Problem statement
Quote from the first line below through the line that contains "const cracking: Pt[] = [[0, 0], [76000, 0]];", both included, and leave the pictures out.

Source material
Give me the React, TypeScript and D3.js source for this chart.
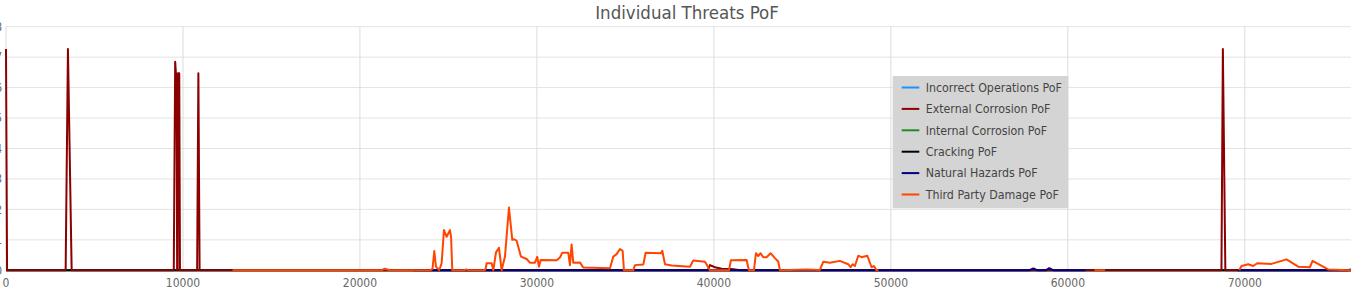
import React from "react";
import * as d3 from "d3";

type Pt = [number, number | null];

const title = "Individual Threats PoF";
const xTicks = [0, 10000, 20000, 30000, 40000, 50000, 60000, 70000];
const yTicks = [0, 1, 2, 3, 4, 5, 6, 7, 8];
const yTickLabels = ["0", "1", "2", "3", "4", "5", "6", "7", "8"];

const incorrectOperations: Pt[] = [[0, 0], [76000, 0]];
const internalCorrosion: Pt[] = [[0, 0], [76000, 0]];
const cracking: Pt[] = [[0, 0], [76000, 0]];

const externalCorrosion: Pt[] = [
  [0, 7.27], [60, 0], [3370, 0], [3500, 7.27], [3710, 0],
  [9480, 0], [9560, 6.85], [9600, 6.47], [9640, 6.47], [9670, 0], [9700, 0],
  [9730, 6.47], [9790, 6.47], [9830, 0],
  [10800, 0], [10870, 6.47], [10940, 0],
  [39650, 0], [39780, 0.17], [40060, 0.1], [40440, 0.05], [41000, 0.04], [41500, 0],
  [68680, 0], [68760, 7.27], [68900, 0], [76000, 0],
];

const naturalHazards: Pt[] = [
  [23000, 0], [57800, 0], [58050, 0.06], [58300, 0], [58750, 0], [58950, 0.07],
  [59200, 0], [61000, 0], [61100, null],
  [69600, 0], [75800, 0], [76000, 0.03],
];

const thirdPartyDamage: Pt[] = [
  [12800, 0], [21200, 0], [21400, 0.05], [21700, 0], [24000, 0], [24100, 0.05],
  [24200, 0.63], [24295, 0.12], [24480, 0.01], [24615, 0.23], [24747, 1.32],
  [24898, 1.1], [25086, 1.32], [25150, 1.1], [25217, 0], [25900, 0], [26000, 0.03],
  [26150, 0], [27050, 0], [27100, 0.05], [27160, 0.23], [27442, 0.23], [27535, 0],
  [27687, 0.59], [27856, 0.74], [28007, 0], [28195, 0.45], [28420, 2.06],
  [28608, 1.0], [28720, 1.02], [28853, 0.97], [29098, 0.45], [29419, 0.37],
  [29606, 0.25], [29889, 0.25], [30020, 0.44], [30115, 0.12], [30210, 0.34],
  [31114, 0.33], [31301, 0.42], [31432, 0.58], [31771, 0.58], [31866, 0.17],
  [31960, 0.85], [32054, 0.25], [32431, 0.26], [32619, 0.09], [34127, 0.07],
  [34316, 0.45], [34504, 0.53], [34692, 0.7], [34843, 0.64], [34918, 0],
  [35445, 0], [35541, 0.17], [36012, 0.19], [36144, 0.58], [37008, 0.56],
  [37084, 0.64], [37236, 0.2], [37613, 0.16], [38646, 0.12], [38834, 0.32],
  [39495, 0.28], [39778, 0], [40850, 0], [40963, 0.33], [41848, 0.34], [41980, 0],
  [42262, 0], [42375, 0.56], [42506, 0.47], [42638, 0.56], [42789, 0.43],
  [42977, 0.43], [43203, 0.56], [43448, 0.4], [43636, 0.29], [43731, 0],
  [45238, 0.03], [45991, 0.01], [46179, 0.28], [46556, 0.25], [47121, 0.31],
  [47592, 0.2], [47724, 0.1], [47837, 0.2], [47969, 0.14], [48157, 0.48],
  [48346, 0.43], [48666, 0.48], [48911, 0.1], [49041, 0.14], [49194, 0],
  [49300, 0], [49400, null], [61500, 0], [62100, 0], [62200, null],
  [69683, 0], [69815, 0.14], [70191, 0.2], [70474, 0.14], [70700, 0.23],
  [71511, 0.21], [72359, 0.36], [73015, 0.12], [73676, 0.1], [73827, 0.31],
  [74708, 0.03], [75838, 0], [76000, 0],
];

const seriesNames = [
  "Incorrect Operations PoF",
  "External Corrosion PoF",
  "Internal Corrosion PoF",
  "Cracking PoF",
  "Natural Hazards PoF",
  "Third Party Damage PoF",
];
const seriesColors = ["#1e90ff", "#8b0000", "#228b22", "#000000", "#000080", "#ff4500"];
const seriesData = [
  incorrectOperations,
  externalCorrosion,
  internalCorrosion,
  cracking,
  naturalHazards,
  thirdPartyDamage,
];
// painting order: flat series first, so dark red / navy / orange lie on top
const drawOrder = [0, 2, 3, 1, 4, 5];

const W = 1353;
const H = 296;
const FONT = "'DejaVu Sans Condensed', 'DejaVu Sans', sans-serif";

export default function App() {
  const left = 6, right = 1351, top = 26.7, bottom = 270.3;
  const x = d3.scaleLinear().domain([0, 76000]).range([left, right]);
  const y = d3.scaleLinear().domain([0, 8]).range([bottom, top]);
  const line = d3
    .line<Pt>()
    .defined((d) => d[1] !== null)
    .x((d) => x(d[0]))
    .y((d) => y(d[1] as number));

  const lgX = 892.7, lgY = 76, lgW = 175.6, lgH = 132.3;
  const rowY0 = 87.5, rowStep = 21.4;

  return (
    <div style={{ position: "absolute", left: 0, top: 0 }}>
      <svg width={W} height={H} style={{ display: "block", background: "#fff" }}>
        {yTicks.map((t) => (
          <line key={"hy" + t} x1={left} x2={right} y1={y(t)} y2={y(t)} stroke="#e3e3e3" strokeWidth={1} />
        ))}
        {xTicks.map((t) => (
          <line key={"vx" + t} x1={x(t)} x2={x(t)} y1={top} y2={bottom} stroke="#dcdcdc" strokeWidth={1} />
        ))}
        {yTicks.map((t, i) => (
          <text key={"yl" + t} x={2} y={y(t)} dy="0.35em" textAnchor="end" fontFamily={FONT} fontSize={12} fill="#666">
            {yTickLabels[i]}
          </text>
        ))}
        {xTicks.map((t) => (
          <text key={"xl" + t} x={x(t)} y={287} textAnchor="middle" fontFamily={FONT} fontSize={12} fill="#666">
            {t}
          </text>
        ))}
        {drawOrder.map((i) => (
          <path key={"s" + i} d={line(seriesData[i]) || ""} fill="none" stroke={seriesColors[i]} strokeWidth={2} strokeLinejoin="round" />
        ))}
        <text x={687} y={19} textAnchor="middle" fontFamily={FONT} fontSize={18.5} fill="#555">
          {title}
        </text>
        <rect x={lgX} y={lgY} width={lgW} height={lgH} fill="#d4d4d4" />
        {seriesNames.map((name, i) => (
          <g key={"lg" + i} transform={`translate(0, ${rowY0 + i * rowStep})`}>
            <line x1={901.7} x2={919.3} y1={0} y2={0} stroke={seriesColors[i]} strokeWidth={2} />
            <text x={925.7} y={0} dy="0.35em" fontFamily={FONT} fontSize={12.3} fill="#444">
              {name}
            </text>
          </g>
        ))}
      </svg>
    </div>
  );
}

Output for this task
Give me the React, TypeScript and D3.js source for this chart.
import React from "react";
import * as d3 from "d3";

type Pt = [number, number | null];

const title = "Individual Threats PoF";
const xTicks = [0, 10000, 20000, 30000, 40000, 50000, 60000, 70000];
const yTicks = [0, 1, 2, 3, 4, 5, 6, 7, 8];
const yTickLabels = ["0", "1", "2", "3", "4", "5", "6", "7", "8"];

const incorrectOperations: Pt[] = [[0, 0], [76000, 0]];
const internalCorrosion: Pt[] = [[0, 0], [76000, 0]];
const cracking: Pt[] = [[0, 0], [76000, 0]];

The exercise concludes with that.